• SET PROBLEM
Leaving out all pictures, please print only the lines from the one containing "What matplotlib code" through the one containing "fill=False, edgecolor=AXIS_GRAY, linewidth=1.5))".
══════════
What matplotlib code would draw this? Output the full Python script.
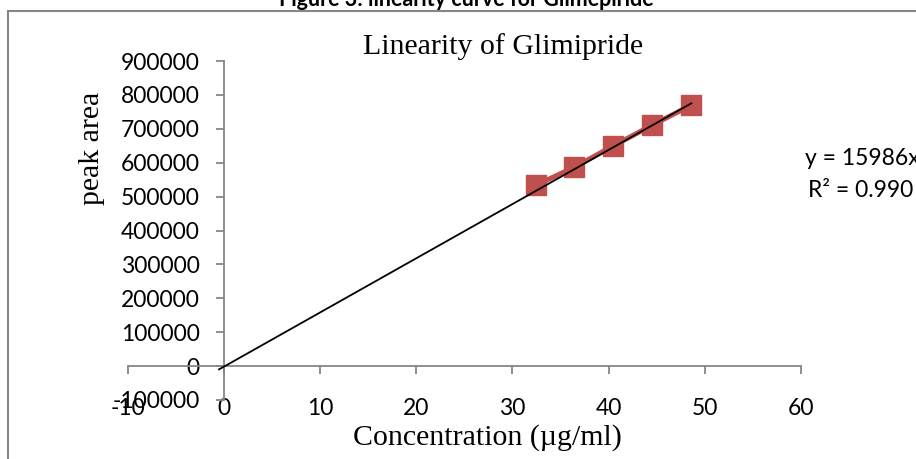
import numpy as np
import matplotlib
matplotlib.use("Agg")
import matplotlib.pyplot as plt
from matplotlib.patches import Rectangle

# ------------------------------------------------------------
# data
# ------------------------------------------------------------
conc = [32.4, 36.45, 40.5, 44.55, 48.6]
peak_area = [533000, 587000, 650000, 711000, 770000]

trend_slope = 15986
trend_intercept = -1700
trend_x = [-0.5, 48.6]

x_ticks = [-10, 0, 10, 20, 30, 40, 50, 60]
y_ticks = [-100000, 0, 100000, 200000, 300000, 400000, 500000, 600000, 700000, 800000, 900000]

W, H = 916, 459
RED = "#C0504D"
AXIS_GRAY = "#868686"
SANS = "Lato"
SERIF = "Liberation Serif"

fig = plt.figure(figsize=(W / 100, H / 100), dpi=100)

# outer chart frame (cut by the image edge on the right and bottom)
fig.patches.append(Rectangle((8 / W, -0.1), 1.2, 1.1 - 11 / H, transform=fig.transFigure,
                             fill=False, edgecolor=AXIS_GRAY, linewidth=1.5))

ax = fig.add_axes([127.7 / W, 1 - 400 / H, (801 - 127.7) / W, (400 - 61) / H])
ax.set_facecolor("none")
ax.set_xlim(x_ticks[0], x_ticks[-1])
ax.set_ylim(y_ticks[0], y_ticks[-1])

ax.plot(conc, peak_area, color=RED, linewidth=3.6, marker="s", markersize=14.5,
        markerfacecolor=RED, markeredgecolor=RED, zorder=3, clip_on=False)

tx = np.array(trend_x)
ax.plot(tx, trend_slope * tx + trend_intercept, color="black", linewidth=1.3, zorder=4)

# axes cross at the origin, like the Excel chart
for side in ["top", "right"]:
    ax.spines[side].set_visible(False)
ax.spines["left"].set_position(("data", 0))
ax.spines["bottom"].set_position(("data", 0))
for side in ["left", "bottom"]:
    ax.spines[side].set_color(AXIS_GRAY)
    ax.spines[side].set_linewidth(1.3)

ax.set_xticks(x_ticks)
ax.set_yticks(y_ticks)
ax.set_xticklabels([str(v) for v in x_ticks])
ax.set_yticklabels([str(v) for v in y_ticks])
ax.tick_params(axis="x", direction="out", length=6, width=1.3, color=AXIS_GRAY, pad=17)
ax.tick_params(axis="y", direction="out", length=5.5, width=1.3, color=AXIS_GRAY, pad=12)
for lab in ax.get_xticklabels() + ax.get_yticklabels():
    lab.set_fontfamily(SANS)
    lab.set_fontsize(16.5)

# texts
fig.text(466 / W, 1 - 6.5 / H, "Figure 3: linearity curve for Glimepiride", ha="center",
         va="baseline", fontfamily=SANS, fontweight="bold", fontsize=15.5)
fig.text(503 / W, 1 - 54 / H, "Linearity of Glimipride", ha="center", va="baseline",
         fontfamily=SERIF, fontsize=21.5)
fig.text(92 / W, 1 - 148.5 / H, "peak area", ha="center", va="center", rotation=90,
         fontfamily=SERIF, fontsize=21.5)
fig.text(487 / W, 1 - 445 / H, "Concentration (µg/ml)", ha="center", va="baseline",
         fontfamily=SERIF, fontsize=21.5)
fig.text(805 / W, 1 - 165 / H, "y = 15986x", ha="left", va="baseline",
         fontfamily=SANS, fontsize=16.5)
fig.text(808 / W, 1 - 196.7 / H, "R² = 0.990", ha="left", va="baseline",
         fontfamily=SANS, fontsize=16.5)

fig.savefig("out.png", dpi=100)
══════════
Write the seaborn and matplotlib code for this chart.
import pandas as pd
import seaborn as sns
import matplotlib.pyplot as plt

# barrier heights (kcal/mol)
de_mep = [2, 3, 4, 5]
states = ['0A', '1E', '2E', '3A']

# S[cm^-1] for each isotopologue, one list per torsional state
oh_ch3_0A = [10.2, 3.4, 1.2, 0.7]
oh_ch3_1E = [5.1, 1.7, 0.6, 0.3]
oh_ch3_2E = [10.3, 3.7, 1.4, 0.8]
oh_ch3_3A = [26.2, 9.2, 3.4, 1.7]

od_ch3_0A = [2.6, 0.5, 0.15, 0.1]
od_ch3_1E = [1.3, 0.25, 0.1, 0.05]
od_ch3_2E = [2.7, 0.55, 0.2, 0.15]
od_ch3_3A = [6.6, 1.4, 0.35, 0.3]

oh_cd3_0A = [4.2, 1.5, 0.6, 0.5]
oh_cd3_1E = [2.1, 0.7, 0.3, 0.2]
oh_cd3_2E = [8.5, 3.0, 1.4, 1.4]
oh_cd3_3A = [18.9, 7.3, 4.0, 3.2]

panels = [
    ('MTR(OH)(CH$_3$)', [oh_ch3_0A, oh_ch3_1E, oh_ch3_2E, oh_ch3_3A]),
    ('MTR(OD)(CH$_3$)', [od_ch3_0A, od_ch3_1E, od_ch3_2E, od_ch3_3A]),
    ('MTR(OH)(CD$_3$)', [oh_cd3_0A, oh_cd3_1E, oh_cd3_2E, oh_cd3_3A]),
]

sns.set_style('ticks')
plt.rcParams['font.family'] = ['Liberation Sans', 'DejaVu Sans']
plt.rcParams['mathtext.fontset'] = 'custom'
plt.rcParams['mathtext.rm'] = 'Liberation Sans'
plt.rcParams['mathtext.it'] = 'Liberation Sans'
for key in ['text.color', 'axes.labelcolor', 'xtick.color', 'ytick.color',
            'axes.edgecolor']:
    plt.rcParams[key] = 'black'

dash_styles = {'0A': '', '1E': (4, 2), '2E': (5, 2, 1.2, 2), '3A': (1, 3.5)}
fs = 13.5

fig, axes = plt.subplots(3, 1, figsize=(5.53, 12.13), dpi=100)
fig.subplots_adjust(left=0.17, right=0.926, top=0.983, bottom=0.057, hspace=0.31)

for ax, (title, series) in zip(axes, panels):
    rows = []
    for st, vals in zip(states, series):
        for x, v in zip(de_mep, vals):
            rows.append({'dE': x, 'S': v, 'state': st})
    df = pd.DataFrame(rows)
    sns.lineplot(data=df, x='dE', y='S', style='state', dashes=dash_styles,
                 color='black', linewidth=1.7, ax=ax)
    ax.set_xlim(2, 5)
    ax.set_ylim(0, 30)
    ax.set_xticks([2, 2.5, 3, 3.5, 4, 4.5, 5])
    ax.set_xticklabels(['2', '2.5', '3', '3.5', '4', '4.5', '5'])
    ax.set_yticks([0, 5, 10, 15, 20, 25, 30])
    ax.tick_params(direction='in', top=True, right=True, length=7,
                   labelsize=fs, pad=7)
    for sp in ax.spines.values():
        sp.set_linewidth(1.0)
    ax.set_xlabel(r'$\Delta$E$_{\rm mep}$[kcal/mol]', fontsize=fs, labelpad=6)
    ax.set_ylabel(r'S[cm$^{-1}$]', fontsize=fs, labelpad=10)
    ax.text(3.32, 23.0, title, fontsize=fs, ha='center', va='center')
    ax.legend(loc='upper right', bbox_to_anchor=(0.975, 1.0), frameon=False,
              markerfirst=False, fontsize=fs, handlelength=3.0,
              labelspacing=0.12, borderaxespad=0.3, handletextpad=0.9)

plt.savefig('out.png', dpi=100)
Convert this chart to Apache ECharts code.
══════════
• WRITTEN RESPONSE
What matplotlib code would draw this? Output the full Python script.
import numpy as np
import matplotlib
matplotlib.use("Agg")
import matplotlib.pyplot as plt
from matplotlib.patches import Rectangle

# ------------------------------------------------------------
# data
# ------------------------------------------------------------
conc = [32.4, 36.45, 40.5, 44.55, 48.6]
peak_area = [533000, 587000, 650000, 711000, 770000]

trend_slope = 15986
trend_intercept = -1700
trend_x = [-0.5, 48.6]

x_ticks = [-10, 0, 10, 20, 30, 40, 50, 60]
y_ticks = [-100000, 0, 100000, 200000, 300000, 400000, 500000, 600000, 700000, 800000, 900000]

W, H = 916, 459
RED = "#C0504D"
AXIS_GRAY = "#868686"
SANS = "Lato"
SERIF = "Liberation Serif"

fig = plt.figure(figsize=(W / 100, H / 100), dpi=100)

# outer chart frame (cut by the image edge on the right and bottom)
fig.patches.append(Rectangle((8 / W, -0.1), 1.2, 1.1 - 11 / H, transform=fig.transFigure,
                             fill=False, edgecolor=AXIS_GRAY, linewidth=1.5))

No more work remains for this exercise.